* **Set task**:
Write out each line that follows exactly as it stands, without the pictures.

* **Data provided**:
■ ■ ■ ■ ■

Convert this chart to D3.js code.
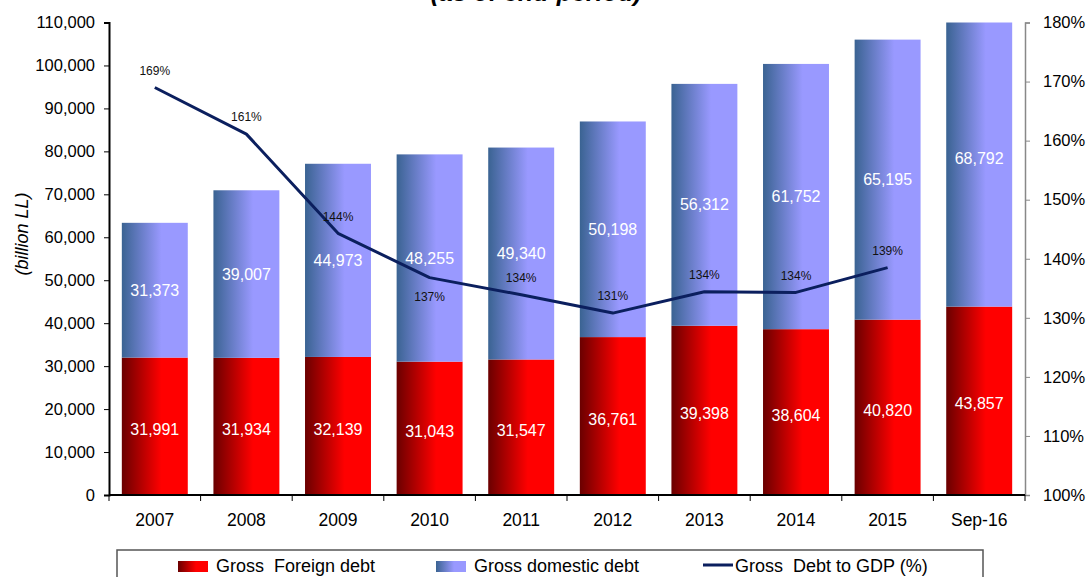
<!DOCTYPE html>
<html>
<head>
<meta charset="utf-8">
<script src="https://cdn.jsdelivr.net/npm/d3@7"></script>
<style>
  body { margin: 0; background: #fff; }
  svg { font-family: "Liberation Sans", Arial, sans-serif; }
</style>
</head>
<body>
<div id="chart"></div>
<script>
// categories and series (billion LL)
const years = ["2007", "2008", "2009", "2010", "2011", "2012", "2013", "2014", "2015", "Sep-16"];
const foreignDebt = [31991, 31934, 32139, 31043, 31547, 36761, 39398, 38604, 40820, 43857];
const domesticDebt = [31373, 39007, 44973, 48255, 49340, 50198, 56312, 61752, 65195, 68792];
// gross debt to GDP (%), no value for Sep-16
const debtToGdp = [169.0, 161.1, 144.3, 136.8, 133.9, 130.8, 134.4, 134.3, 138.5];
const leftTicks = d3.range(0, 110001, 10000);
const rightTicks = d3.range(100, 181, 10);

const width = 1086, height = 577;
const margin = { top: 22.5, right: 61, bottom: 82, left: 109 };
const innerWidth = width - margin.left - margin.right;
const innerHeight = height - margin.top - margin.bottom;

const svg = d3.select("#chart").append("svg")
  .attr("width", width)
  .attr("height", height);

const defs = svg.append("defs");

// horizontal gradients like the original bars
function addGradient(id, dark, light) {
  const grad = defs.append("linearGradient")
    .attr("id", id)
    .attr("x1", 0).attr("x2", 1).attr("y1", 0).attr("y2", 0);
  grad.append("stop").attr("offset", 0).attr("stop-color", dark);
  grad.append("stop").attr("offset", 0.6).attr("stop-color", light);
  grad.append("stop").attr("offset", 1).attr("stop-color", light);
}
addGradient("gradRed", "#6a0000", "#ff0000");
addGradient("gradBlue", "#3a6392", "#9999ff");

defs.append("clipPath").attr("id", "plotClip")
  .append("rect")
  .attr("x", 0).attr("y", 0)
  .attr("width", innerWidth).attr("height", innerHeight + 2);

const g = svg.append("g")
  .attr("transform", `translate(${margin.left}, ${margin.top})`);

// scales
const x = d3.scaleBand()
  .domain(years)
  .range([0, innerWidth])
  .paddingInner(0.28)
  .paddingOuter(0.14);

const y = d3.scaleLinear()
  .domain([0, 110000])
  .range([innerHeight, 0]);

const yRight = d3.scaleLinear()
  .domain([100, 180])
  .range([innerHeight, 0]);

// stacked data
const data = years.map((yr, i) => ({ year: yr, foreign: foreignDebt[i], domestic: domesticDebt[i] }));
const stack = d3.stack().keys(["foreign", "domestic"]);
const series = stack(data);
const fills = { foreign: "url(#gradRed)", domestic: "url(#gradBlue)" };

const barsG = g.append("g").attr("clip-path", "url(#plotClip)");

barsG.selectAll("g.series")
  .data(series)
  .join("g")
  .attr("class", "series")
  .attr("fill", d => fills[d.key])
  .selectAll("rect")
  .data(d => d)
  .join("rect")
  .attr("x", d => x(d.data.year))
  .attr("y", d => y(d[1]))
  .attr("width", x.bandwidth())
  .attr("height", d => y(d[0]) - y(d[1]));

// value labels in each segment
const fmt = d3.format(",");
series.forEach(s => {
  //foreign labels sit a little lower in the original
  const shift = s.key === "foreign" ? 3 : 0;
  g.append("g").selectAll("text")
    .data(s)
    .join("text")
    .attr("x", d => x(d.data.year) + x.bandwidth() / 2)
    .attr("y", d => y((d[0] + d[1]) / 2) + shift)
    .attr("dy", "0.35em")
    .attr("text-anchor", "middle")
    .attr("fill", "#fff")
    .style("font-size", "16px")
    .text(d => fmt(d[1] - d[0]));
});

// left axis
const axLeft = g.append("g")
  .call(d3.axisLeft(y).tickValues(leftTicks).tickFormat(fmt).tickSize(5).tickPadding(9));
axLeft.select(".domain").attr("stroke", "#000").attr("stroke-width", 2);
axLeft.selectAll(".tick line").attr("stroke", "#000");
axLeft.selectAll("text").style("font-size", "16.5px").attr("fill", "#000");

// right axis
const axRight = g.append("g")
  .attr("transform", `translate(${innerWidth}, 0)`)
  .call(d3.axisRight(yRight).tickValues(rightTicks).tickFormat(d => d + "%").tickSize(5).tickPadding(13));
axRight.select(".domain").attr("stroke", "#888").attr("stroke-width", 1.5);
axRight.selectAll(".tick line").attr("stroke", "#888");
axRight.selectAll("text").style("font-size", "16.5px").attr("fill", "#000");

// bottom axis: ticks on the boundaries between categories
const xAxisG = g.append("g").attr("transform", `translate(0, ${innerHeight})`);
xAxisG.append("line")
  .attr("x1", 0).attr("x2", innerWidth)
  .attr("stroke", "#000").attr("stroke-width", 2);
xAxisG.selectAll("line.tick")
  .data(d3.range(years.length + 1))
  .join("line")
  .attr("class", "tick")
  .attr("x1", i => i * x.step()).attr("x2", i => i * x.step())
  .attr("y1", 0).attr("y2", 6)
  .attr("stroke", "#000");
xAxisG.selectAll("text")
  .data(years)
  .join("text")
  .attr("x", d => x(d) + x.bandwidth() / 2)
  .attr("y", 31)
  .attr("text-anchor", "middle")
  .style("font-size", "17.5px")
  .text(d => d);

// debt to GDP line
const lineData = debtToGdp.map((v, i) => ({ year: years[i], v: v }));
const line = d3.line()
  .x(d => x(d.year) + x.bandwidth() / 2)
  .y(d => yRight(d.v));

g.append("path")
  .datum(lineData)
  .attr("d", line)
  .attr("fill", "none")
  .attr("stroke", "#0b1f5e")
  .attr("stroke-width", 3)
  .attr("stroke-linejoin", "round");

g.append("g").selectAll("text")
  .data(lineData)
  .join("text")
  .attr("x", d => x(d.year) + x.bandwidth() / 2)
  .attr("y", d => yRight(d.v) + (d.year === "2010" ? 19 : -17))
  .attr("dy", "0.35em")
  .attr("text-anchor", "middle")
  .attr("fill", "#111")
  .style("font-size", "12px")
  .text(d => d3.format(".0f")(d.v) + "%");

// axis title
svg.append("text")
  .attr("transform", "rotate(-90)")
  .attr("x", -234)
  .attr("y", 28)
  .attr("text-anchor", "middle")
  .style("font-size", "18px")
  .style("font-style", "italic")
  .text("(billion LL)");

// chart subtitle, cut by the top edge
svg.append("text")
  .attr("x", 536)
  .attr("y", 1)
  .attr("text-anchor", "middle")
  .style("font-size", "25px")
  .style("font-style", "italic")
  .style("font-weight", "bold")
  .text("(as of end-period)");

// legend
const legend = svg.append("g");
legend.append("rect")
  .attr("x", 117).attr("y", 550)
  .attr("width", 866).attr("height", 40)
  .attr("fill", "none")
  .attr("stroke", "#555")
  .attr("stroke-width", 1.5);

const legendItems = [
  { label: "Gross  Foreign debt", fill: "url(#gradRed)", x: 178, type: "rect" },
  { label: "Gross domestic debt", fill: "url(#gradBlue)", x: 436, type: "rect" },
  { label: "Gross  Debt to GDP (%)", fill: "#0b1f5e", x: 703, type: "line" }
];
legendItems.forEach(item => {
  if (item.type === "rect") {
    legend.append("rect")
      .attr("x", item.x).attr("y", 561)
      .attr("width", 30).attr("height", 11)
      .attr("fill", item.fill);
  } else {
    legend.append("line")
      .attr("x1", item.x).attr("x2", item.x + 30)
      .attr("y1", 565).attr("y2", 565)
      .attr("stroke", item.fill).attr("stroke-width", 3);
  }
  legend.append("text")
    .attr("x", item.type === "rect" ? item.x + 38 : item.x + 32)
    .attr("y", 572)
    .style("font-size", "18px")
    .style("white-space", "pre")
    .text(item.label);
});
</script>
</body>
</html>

■ ■ ■ ■ ■

* **Full solution**:
Convert this chart to D3.js code.
<!DOCTYPE html>
<html>
<head>
<meta charset="utf-8">
<script src="https://cdn.jsdelivr.net/npm/d3@7"></script>
<style>
  body { margin: 0; background: #fff; }
  svg { font-family: "Liberation Sans", Arial, sans-serif; }
</style>
</head>
<body>
<div id="chart"></div>
<script>
// categories and series (billion LL)
const years = ["2007", "2008", "2009", "2010", "2011", "2012", "2013", "2014", "2015", "Sep-16"];
const foreignDebt = [31991, 31934, 32139, 31043, 31547, 36761, 39398, 38604, 40820, 43857];
const domesticDebt = [31373, 39007, 44973, 48255, 49340, 50198, 56312, 61752, 65195, 68792];
// gross debt to GDP (%), no value for Sep-16
const debtToGdp = [169.0, 161.1, 144.3, 136.8, 133.9, 130.8, 134.4, 134.3, 138.5];
const leftTicks = d3.range(0, 110001, 10000);
const rightTicks = d3.range(100, 181, 10);

const width = 1086, height = 577;
const margin = { top: 22.5, right: 61, bottom: 82, left: 109 };
const innerWidth = width - margin.left - margin.right;
const innerHeight = height - margin.top - margin.bottom;

const svg = d3.select("#chart").append("svg")
  .attr("width", width)
  .attr("height", height);

const defs = svg.append("defs");

// horizontal gradients like the original bars
function addGradient(id, dark, light) {
  const grad = defs.append("linearGradient")
    .attr("id", id)
    .attr("x1", 0).attr("x2", 1).attr("y1", 0).attr("y2", 0);
  grad.append("stop").attr("offset", 0).attr("stop-color", dark);
  grad.append("stop").attr("offset", 0.6).attr("stop-color", light);
  grad.append("stop").attr("offset", 1).attr("stop-color", light);
}
addGradient("gradRed", "#6a0000", "#ff0000");
addGradient("gradBlue", "#3a6392", "#9999ff");

defs.append("clipPath").attr("id", "plotClip")
  .append("rect")
  .attr("x", 0).attr("y", 0)
  .attr("width", innerWidth).attr("height", innerHeight + 2);

const g = svg.append("g")
  .attr("transform", `translate(${margin.left}, ${margin.top})`);

// scales
const x = d3.scaleBand()
  .domain(years)
  .range([0, innerWidth])
  .paddingInner(0.28)
  .paddingOuter(0.14);

const y = d3.scaleLinear()
  .domain([0, 110000])
  .range([innerHeight, 0]);

const yRight = d3.scaleLinear()
  .domain([100, 180])
  .range([innerHeight, 0]);

// stacked data
const data = years.map((yr, i) => ({ year: yr, foreign: foreignDebt[i], domestic: domesticDebt[i] }));
const stack = d3.stack().keys(["foreign", "domestic"]);
const series = stack(data);
const fills = { foreign: "url(#gradRed)", domestic: "url(#gradBlue)" };

const barsG = g.append("g").attr("clip-path", "url(#plotClip)");

barsG.selectAll("g.series")
  .data(series)
  .join("g")
  .attr("class", "series")
  .attr("fill", d => fills[d.key])
  .selectAll("rect")
  .data(d => d)
  .join("rect")
  .attr("x", d => x(d.data.year))
  .attr("y", d => y(d[1]))
  .attr("width", x.bandwidth())
  .attr("height", d => y(d[0]) - y(d[1]));

// value labels in each segment
const fmt = d3.format(",");
series.forEach(s => {
  //foreign labels sit a little lower in the original
  const shift = s.key === "foreign" ? 3 : 0;
  g.append("g").selectAll("text")
    .data(s)
    .join("text")
    .attr("x", d => x(d.data.year) + x.bandwidth() / 2)
    .attr("y", d => y((d[0] + d[1]) / 2) + shift)
    .attr("dy", "0.35em")
    .attr("text-anchor", "middle")
    .attr("fill", "#fff")
    .style("font-size", "16px")
    .text(d => fmt(d[1] - d[0]));
});

// left axis
const axLeft = g.append("g")
  .call(d3.axisLeft(y).tickValues(leftTicks).tickFormat(fmt).tickSize(5).tickPadding(9));
axLeft.select(".domain").attr("stroke", "#000").attr("stroke-width", 2);
axLeft.selectAll(".tick line").attr("stroke", "#000");
axLeft.selectAll("text").style("font-size", "16.5px").attr("fill", "#000");

// right axis
const axRight = g.append("g")
  .attr("transform", `translate(${innerWidth}, 0)`)
  .call(d3.axisRight(yRight).tickValues(rightTicks).tickFormat(d => d + "%").tickSize(5).tickPadding(13));
axRight.select(".domain").attr("stroke", "#888").attr("stroke-width", 1.5);
axRight.selectAll(".tick line").attr("stroke", "#888");
axRight.selectAll("text").style("font-size", "16.5px").attr("fill", "#000");

// bottom axis: ticks on the boundaries between categories
const xAxisG = g.append("g").attr("transform", `translate(0, ${innerHeight})`);
xAxisG.append("line")
  .attr("x1", 0).attr("x2", innerWidth)
  .attr("stroke", "#000").attr("stroke-width", 2);
xAxisG.selectAll("line.tick")
  .data(d3.range(years.length + 1))
  .join("line")
  .attr("class", "tick")
  .attr("x1", i => i * x.step()).attr("x2", i => i * x.step())
  .attr("y1", 0).attr("y2", 6)
  .attr("stroke", "#000");
xAxisG.selectAll("text")
  .data(years)
  .join("text")
  .attr("x", d => x(d) + x.bandwidth() / 2)
  .attr("y", 31)
  .attr("text-anchor", "middle")
  .style("font-size", "17.5px")
  .text(d => d);

// debt to GDP line
const lineData = debtToGdp.map((v, i) => ({ year: years[i], v: v }));
const line = d3.line()
  .x(d => x(d.year) + x.bandwidth() / 2)
  .y(d => yRight(d.v));

g.append("path")
  .datum(lineData)
  .attr("d", line)
  .attr("fill", "none")
  .attr("stroke", "#0b1f5e")
  .attr("stroke-width", 3)
  .attr("stroke-linejoin", "round");

g.append("g").selectAll("text")
  .data(lineData)
  .join("text")
  .attr("x", d => x(d.year) + x.bandwidth() / 2)
  .attr("y", d => yRight(d.v) + (d.year === "2010" ? 19 : -17))
  .attr("dy", "0.35em")
  .attr("text-anchor", "middle")
  .attr("fill", "#111")
  .style("font-size", "12px")
  .text(d => d3.format(".0f")(d.v) + "%");

// axis title
svg.append("text")
  .attr("transform", "rotate(-90)")
  .attr("x", -234)
  .attr("y", 28)
  .attr("text-anchor", "middle")
  .style("font-size", "18px")
  .style("font-style", "italic")
  .text("(billion LL)");

// chart subtitle, cut by the top edge
svg.append("text")
  .attr("x", 536)
  .attr("y", 1)
  .attr("text-anchor", "middle")
  .style("font-size", "25px")
  .style("font-style", "italic")
  .style("font-weight", "bold")
  .text("(as of end-period)");

// legend
const legend = svg.append("g");
legend.append("rect")
  .attr("x", 117).attr("y", 550)
  .attr("width", 866).attr("height", 40)
  .attr("fill", "none")
  .attr("stroke", "#555")
  .attr("stroke-width", 1.5);

const legendItems = [
  { label: "Gross  Foreign debt", fill: "url(#gradRed)", x: 178, type: "rect" },
  { label: "Gross domestic debt", fill: "url(#gradBlue)", x: 436, type: "rect" },
  { label: "Gross  Debt to GDP (%)", fill: "#0b1f5e", x: 703, type: "line" }
];
legendItems.forEach(item => {
  if (item.type === "rect") {
    legend.append("rect")
      .attr("x", item.x).attr("y", 561)
      .attr("width", 30).attr("height", 11)
      .attr("fill", item.fill);
  } else {
    legend.append("line")
      .attr("x1", item.x).attr("x2", item.x + 30)
      .attr("y1", 565).attr("y2", 565)
      .attr("stroke", item.fill).attr("stroke-width", 3);
  }
  legend.append("text")
    .attr("x", item.type === "rect" ? item.x + 38 : item.x + 32)
    .attr("y", 572)
    .style("font-size", "18px")
    .style("white-space", "pre")
    .text(item.label);
});
</script>
</body>
</html>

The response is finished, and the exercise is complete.